While the report contains recommendations to assist arbitral tribunals in drawing up a procedural timetable for the arbitration, there is understandably little guidance to be offered to expedite the issuance of the arbitral award itself, apart of course from the report's plentiful recommendations for making the arbitral proceedings more efficient overall.
Given the significance of the arbitral award and the lacuna which would seem to exist between the parties' expectations, based in part on the timelines prescribed by some procedural rules, and the realities of practice, it is no wonder that participants in arbitration would highlight the timing for issuance of the arbitral award in the conversation around efficiencies. For them, there appears to be preference for a shorter timeline for the issuance of an arbitral award. One of the recurring issues mentioned by participants who were interviewed for the QMUL study on the topic of effective case management was delay in issuing the final award.
As to participants' views on how the arbitral tribunal can impact efficiency in the context of issuance of the arbitral award, the number one characteristic of an efficient international construction arbitrator selected by respondents to the QMUL survey was issuing an award within a reasonable period of time. The survey also revealed that a significant number of respondents consider it important for arbitrators to commit early on to a schedule for the evidential hearing and issuance of the arbitral award.

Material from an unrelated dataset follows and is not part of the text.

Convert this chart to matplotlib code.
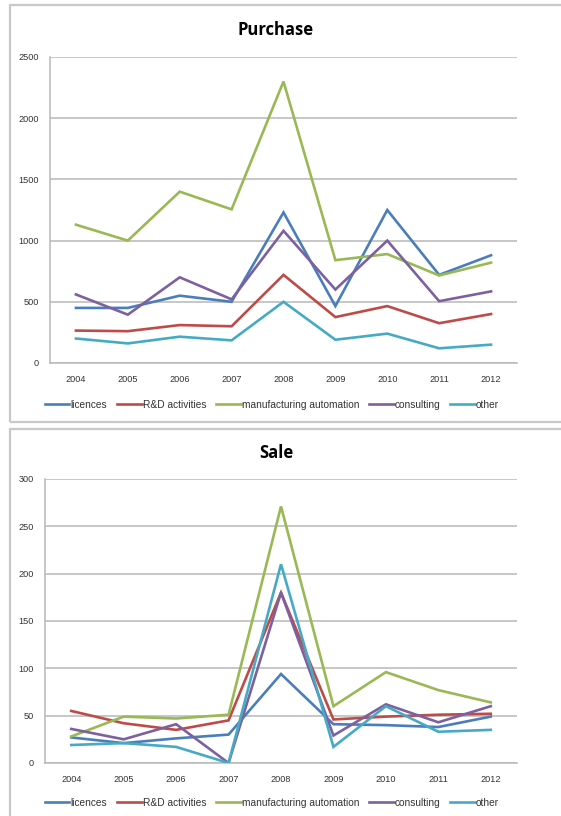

When asked how efficiency within the arbitral tribunal for international construction disputes could be improved, one of the suggestions which emerged from interviews conducted by QMUL with survey respondents was the division of tasks between the tribunal, such as splitting up the drafting of the award. The extent to which this suggestion may be realistically, and still efficiently, carried out in practice would likely depend on a number of factors, with different results from case to case, however.
In cases where international construction arbitrations are being administered by arbitral institutions, participants appear to be of the view that efficiency can be improved on the institution's side as well.
QMUL survey respondents were asked to identify what they perceived to be the characteristics of an efficient institution administering international construction arbitrations. Several of the most popular characteristics selected relate to the timing for the issuance of the arbitral award, including the setting of time limits for the arbitral tribunal to submit an award after the final procedural step, a quick review of the arbitral award and the refusal of any arbitral tribunal requests for an extension of time for the submission of its award, unless there are real and convincing reasons for doing so.